The last two years, the freelancers have been summoned to the mothership for training. Remember, up until several years ago, “covering” a football game required binoculars, several No. 2 pencils, a pad of paper and a sharp wit. These days, it requires enough sense to know that Excel is not a verb, but a spreadsheet program. Things are streamlined. It’s 2011. We’re putting men on the moon.
However, the Information Age is leaving behind two groups of Americans: Old people and sports writers. The latter have zero interest in technology, and they use all possible energy proving how modern means of data delivery can be duped and unreliable.
These annual meeting of the minds is a sight to behold. If you ever get a chance to see high school sports writers congregated in a secure locale, I highly suggest you jump at the chance. Imagine the constituency of a CiCi’s buffet line, with a Rush concert and with dregs populating the downtown bus station after midnight.
It’s an effin’ leper colony.
Note: I realize I’m a part of this cluster … and I have no defense nor am I particularly proud. However, I can almost guarantee I do not fit into any one of these catch-all molds for the guys delivering those scores to your local daily on Saturday mornings:
The Fatty McGees
Per capita, morbid obesity affects high school sports writers at a much higher rate than the rest of society. I think it’s the idea of “those who can’t, write about it.” Meaning, whilst these folks report on these nubile, agile and honed young, muscular athletes ply their craft, the most movement 88 percent of all sports writers results in a bear claw or cramp (or both).

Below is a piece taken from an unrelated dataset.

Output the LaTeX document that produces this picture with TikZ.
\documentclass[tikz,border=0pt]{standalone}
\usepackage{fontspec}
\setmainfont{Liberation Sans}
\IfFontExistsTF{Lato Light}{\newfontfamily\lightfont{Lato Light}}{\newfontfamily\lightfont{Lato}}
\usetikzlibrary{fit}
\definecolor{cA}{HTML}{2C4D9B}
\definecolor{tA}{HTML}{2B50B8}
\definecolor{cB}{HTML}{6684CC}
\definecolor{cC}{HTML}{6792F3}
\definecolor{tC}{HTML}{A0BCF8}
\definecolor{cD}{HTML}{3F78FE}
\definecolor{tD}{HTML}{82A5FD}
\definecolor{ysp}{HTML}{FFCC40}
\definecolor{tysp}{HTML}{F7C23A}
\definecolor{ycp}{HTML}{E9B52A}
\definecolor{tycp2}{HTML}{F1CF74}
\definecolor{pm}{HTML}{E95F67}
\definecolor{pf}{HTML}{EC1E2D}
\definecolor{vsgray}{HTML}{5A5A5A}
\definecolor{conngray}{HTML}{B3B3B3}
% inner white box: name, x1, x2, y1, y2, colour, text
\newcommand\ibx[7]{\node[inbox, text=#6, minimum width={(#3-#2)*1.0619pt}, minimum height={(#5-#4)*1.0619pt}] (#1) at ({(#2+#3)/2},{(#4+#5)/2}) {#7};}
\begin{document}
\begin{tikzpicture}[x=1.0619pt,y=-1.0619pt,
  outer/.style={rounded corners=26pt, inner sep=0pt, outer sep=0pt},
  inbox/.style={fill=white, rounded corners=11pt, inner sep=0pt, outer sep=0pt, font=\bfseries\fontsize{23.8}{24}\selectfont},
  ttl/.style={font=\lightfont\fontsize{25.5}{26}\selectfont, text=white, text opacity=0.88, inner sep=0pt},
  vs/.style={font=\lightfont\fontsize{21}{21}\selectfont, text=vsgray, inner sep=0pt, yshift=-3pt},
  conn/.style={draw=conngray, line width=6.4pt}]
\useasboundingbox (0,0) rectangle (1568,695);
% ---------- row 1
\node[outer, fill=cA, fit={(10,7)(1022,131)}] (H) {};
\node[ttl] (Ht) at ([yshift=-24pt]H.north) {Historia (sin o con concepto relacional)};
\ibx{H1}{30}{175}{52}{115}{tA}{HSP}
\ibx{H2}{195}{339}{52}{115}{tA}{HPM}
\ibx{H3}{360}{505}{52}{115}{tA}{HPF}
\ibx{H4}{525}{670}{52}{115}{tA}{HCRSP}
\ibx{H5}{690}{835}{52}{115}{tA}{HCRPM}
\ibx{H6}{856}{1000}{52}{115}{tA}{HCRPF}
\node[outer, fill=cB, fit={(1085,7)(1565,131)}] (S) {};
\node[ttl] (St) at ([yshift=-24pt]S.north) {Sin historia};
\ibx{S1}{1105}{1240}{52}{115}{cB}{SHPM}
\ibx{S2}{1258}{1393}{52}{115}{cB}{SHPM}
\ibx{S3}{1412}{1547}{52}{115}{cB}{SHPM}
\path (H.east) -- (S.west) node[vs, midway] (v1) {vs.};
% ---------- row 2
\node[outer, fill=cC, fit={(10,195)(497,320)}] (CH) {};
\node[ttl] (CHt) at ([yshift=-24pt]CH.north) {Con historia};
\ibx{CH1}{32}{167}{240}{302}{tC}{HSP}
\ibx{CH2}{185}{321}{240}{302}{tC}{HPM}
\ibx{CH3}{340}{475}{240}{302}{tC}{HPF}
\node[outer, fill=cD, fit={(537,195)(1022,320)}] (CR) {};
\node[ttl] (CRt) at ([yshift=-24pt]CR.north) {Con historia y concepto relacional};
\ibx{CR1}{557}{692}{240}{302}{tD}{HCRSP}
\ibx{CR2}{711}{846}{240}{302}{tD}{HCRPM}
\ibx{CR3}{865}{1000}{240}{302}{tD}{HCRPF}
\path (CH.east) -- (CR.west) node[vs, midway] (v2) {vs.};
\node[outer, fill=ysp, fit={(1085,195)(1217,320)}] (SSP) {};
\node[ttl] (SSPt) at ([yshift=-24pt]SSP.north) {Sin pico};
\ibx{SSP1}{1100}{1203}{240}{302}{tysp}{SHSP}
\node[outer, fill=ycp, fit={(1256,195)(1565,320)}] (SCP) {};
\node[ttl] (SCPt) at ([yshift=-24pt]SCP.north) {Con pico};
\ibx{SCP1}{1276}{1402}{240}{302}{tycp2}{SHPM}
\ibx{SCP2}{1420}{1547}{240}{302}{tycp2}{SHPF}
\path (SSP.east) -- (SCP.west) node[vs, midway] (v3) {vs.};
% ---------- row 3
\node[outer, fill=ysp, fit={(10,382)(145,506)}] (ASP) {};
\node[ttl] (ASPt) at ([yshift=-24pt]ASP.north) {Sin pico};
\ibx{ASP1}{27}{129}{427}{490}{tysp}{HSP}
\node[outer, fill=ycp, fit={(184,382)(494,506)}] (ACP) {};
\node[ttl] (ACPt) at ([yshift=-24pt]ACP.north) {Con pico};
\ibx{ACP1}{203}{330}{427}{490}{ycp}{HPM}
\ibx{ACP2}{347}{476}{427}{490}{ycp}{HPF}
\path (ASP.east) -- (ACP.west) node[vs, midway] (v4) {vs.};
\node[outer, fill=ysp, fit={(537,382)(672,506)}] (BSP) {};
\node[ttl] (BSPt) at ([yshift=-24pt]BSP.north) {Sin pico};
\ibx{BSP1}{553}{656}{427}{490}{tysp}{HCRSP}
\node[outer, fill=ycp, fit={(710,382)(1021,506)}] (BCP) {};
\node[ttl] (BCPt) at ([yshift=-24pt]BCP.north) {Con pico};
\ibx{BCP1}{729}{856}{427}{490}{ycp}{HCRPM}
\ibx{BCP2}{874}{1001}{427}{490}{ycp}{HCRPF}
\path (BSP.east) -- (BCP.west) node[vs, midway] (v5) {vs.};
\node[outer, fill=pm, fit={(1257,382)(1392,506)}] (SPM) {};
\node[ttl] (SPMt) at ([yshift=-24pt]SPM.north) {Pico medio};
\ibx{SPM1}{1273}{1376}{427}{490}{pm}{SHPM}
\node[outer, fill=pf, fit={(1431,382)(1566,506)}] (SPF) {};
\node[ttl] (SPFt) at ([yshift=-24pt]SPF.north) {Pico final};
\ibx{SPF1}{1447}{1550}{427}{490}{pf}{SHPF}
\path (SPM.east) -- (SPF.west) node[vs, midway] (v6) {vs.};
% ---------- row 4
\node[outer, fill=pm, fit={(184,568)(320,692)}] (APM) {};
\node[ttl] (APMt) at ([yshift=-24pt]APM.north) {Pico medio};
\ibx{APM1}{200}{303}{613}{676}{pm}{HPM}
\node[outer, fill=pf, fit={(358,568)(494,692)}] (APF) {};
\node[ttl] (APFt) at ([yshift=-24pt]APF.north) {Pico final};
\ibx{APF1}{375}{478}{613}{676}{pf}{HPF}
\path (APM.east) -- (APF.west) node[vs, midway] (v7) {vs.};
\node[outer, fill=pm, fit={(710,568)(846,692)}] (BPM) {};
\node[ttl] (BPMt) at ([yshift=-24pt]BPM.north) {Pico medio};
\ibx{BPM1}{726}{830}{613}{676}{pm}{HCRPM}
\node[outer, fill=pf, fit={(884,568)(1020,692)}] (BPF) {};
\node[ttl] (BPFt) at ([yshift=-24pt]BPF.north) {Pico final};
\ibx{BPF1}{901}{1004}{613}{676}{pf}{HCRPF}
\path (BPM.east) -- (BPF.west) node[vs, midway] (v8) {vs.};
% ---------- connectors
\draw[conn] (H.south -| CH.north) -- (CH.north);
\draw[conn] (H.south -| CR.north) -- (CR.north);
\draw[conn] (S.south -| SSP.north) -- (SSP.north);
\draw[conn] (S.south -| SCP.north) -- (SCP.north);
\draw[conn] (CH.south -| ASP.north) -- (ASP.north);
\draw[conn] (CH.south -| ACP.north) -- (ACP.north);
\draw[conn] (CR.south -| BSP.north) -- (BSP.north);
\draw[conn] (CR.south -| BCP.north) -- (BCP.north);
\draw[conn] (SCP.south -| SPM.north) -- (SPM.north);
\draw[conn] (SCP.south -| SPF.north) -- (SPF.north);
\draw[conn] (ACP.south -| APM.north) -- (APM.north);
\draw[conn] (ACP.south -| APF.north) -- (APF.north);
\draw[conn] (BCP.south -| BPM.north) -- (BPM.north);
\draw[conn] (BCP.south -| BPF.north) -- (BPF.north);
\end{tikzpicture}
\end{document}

Case in point: During my latest training session for a new program, I sat in front of a man who assaulted everyone in a large conference room with a symphony of heaves, groans, belches, gasps, huffs, chuffs, puffs, draws, pants, billows and audible respiratory surges. I turned to catch a glimpse of this monster to learn that he probably tipped the scales at 450 pounds and was probably around the age of 30. Maybe he has a glandular disorder. Yeah. That’s it.
The Bald Noggins
Ninety percent of high school sports writers are bald. It’s like a rite of passage. Like becoming a Tibetan monk. The one exception is the 40-year-old guy that has hair down to the nape of his neck, curled around his ear looking like the lead guitar player for the Gin Blossoms. Two-hundred percent chance this guy thinks all of Pearl Jam’s albums are great. He also thinks he’s the coolest MFer in the room.
During the latest training a new full-time employee of the local daily introduced himself. He was from ESPN and had moved to Dallas from Connecticut.
He was doomed.
Texans are a prideful bunch – certainly a commendable trait. However, the characteristic can also be perceived as being a turdburger. Once the new guy admitted he was a “Yankee” he’d sunk his own battleship. Already, these freelancers were licking their chops, ready to pounce. Once he admitted that he didn’t think punts in football stats were important, he was a bad joke at a dad convention. Everyone was jumping on.
Of course everyone loves punt stats. Hang time and gross yardage made the game of football. This guy was clearly ignorant. (For those that don’t know, punting is stupid.)
The A-hole also is skeptical of technology. He takes your new program and designs highly unlikely situations in which the computer can’t configure a statistic.
“What if the fourth trombone player in the marching band kicks the ball to the fourth moon of Jupiter? What then?”
“What if Cicero reincarnates as Gallagher and uses waffles to tackle the Holy Spirit out of bounds?”
These three groups make up 99 percent of every 100 high school sports writers. What came next, though, threw everyone for a loop.
A girl. A young girl, who was pretty (think Joey Lauren Adams from “Chasing Amy,” but less of a slut or more of a slut), skinny and wearing a sharp black dress skirt and blouse and automatically turned her into the most beautiful being in all five floors of the building.
Our minds boggled. Our eyes ogled, although I think we all secretly felt she was either in the wrong room, a narcotics officer or a sadist, knowing that all 70 men in that room were going to masturbate imagining discussing the intricacies of the hook-and-ladder play with her while we kept our T-shirts on and donned socks with sandals.
She, apparently, is into high school football enough to want to score some extra cash. She probably digs the Three Stooges and Jimi Hendrix, too.
I went home to my wife and kid assuming that, if a gun was pointed at her head, I would have been in the top seven or eight guys she would have slept with.